Thursday Throwback. Art Nouveau part 2. Who was Rene Lalique?

I enjoyed writing last weeks post, what is Art Nouveau?, so much I decided to make it a two part post. This week is part two and I wanted to tell you more about one of the leading jewellery designers of the period, Rene Lalique. It was also an excuse for me to research the man behind some of my most favourite pieces of Art Nouveau jewellery.
Rene Jules Lalique was one of the founders of modern jewellery. Lalique was 16 when he took a job as apprentice to Louis Aucoc who was among some of the leading jewellers of the day. It was with Aucoc that Lalique learnt jewellery production and design from the ground up. In 1878 he joined crystal palace school of art Sydenham, London and studied graphic design and developed his naturalistic approach to his pieces. After 2 years in London he moved back to Paris where he grew up, it was here his career started to really take off and he made pieces for Cartier and Boucheron as well as having some rich private clientele too. In 1890 he opened his own shop in the opera district of Paris. It was during his time at his new shop that most of the pieces he'd come to be known for where made, brought up from the depths of his creativity through experimentation with glass.

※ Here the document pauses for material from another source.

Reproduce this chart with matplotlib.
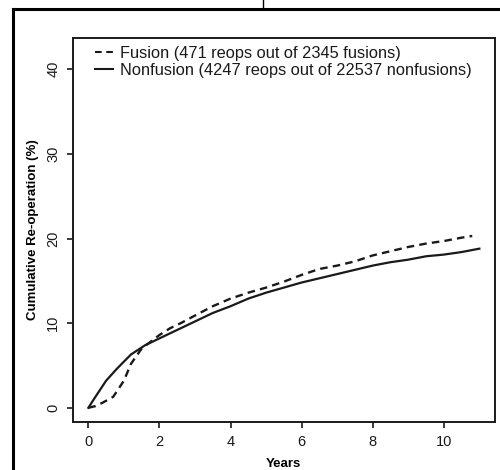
"""Cumulative re-operation rate, fusion vs nonfusion."""

import matplotlib

matplotlib.use("Agg")
import matplotlib.pyplot as plt
from matplotlib.lines import Line2D

# Fusion group (dashed)
fusion_years = [0, 0.2, 0.4, 0.7, 1.0, 1.2, 1.5, 1.75, 2.0, 2.3, 2.6, 3.0, 3.5,
                4.0, 4.5, 5.0, 5.5, 6.0, 6.5, 7.0, 7.5, 8.0, 8.5, 9.0, 9.5,
                10.0, 10.5, 10.8]
fusion_pct = [0, 0.2, 0.6, 1.3, 3.2, 5.2, 7.0, 7.8, 8.6, 9.4, 10.0, 10.9, 12.0,
              12.9, 13.6, 14.2, 14.9, 15.7, 16.4, 16.8, 17.3, 18.0, 18.5, 19.0,
              19.4, 19.7, 20.1, 20.3]

# Nonfusion group (solid)
nonfusion_years = [0, 0.2, 0.5, 0.8, 1.2, 1.6, 2.0, 2.5, 3.0, 3.5, 4.0, 4.5,
                   5.0, 5.5, 6.0, 6.5, 7.0, 7.5, 8.0, 8.5, 9.0, 9.5, 10.0,
                   10.5, 11.0]
nonfusion_pct = [0, 1.3, 3.2, 4.6, 6.3, 7.4, 8.2, 9.2, 10.2, 11.2, 12.0, 12.9,
                 13.6, 14.2, 14.8, 15.3, 15.8, 16.3, 16.8, 17.2, 17.5, 17.9,
                 18.1, 18.4, 18.8]

labels = ["Fusion (471 reops out of 2345 fusions)",
          "Nonfusion (4247 reops out of 22537 nonfusions)"]

x_ticks = [0, 2, 4, 6, 8, 10]
y_ticks = [0, 10, 20, 30, 40]

INK = "#1a1a1a"
DASH = (0, (3.2, 2.2))

plt.rcParams["font.family"] = ["Liberation Sans", "DejaVu Sans"]

fig = plt.figure(figsize=(5.0, 4.7), dpi=100)
ax = fig.add_axes([0.1454, 0.1021, 0.8446, 0.8169])

ax.plot(fusion_years, fusion_pct, color=INK, lw=1.7, linestyle=DASH)
ax.plot(nonfusion_years, nonfusion_pct, color=INK, lw=1.6)

ax.set_xlim(-0.44, 11.44)
ax.set_ylim(-1.68, 43.68)
ax.set_xticks(x_ticks)
ax.set_yticks(y_ticks)
ax.tick_params(direction="out", length=4, width=1.2, labelsize=10.5, pad=5,
               colors=INK)
for lab in ax.get_yticklabels():
    lab.set_rotation(90)
    lab.set_va("center")
for sp in ax.spines.values():
    sp.set_linewidth(1.4)
    sp.set_color(INK)

ax.set_xlabel("Years", fontsize=9.5, fontweight="bold", labelpad=7)
ax.set_ylabel("Cumulative Re-operation (%)", fontsize=9.5, fontweight="bold",
              labelpad=5)

handles = [Line2D([], [], color=INK, lw=1.5, linestyle=DASH),
           Line2D([], [], color=INK, lw=1.5)]
ax.legend(handles, labels, loc="upper left", bbox_to_anchor=(0.052, 0.979),
          frameon=False, fontsize=11.8, handlelength=1.1, handletextpad=0.45,
          labelspacing=0.12, borderaxespad=0, borderpad=0, labelcolor=INK)

# outer frame of the page crop
fig.add_artist(Line2D([0.0254, 1.0], [0.981, 0.981], color="black", lw=2.2,
                      transform=fig.transFigure))
fig.add_artist(Line2D([0.0254, 0.0254], [0.0, 0.981], color="black", lw=2.2,
                      transform=fig.transFigure))
fig.add_artist(Line2D([0.526, 0.526], [0.981, 1.0], color="black", lw=1.0,
                      transform=fig.transFigure))

fig.savefig("out.png", dpi=100)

Lalique embraced Art Nouveau and it's design elements especially the naturalist and japonisme. He used materials not widely seen in the jewellery industry before his time, especially high end jewellery. My particular favourite he uses is glass, I'm a big fan of the effects he uses to make the glass frosted and the detail he then has in the glass, when a light is shone through them they look just like a black and white photograph, the shadowing is the best you've seen. It was this form of craft he would go on to use more and more in his later life becoming a world class glassmaker of not just jewellery but also wall lights, vases, screens and just about anything else. His best known pieces would include the dining room and salon room of the SS Normandie and the font of st. Matthews church at Millbrook in Jersey.
In 1897 he was awarded the croix de la legion d'honneur for the jewellery he exhibited at the world fair in Brussels. The best way to describe what this honour is, is to compare it to the British knighting of a sir, so pretty impressive! 

Lalique died 5th May 1945 in Paris, he was buried in Pere Lachaise Cemetery in Paris.
Rene Lalique has been a truly interesting man to research, his jewellery is wonderful but I now also think a lot more of the man behind the jewellery. He worked hard and was rewarded with a great professional life!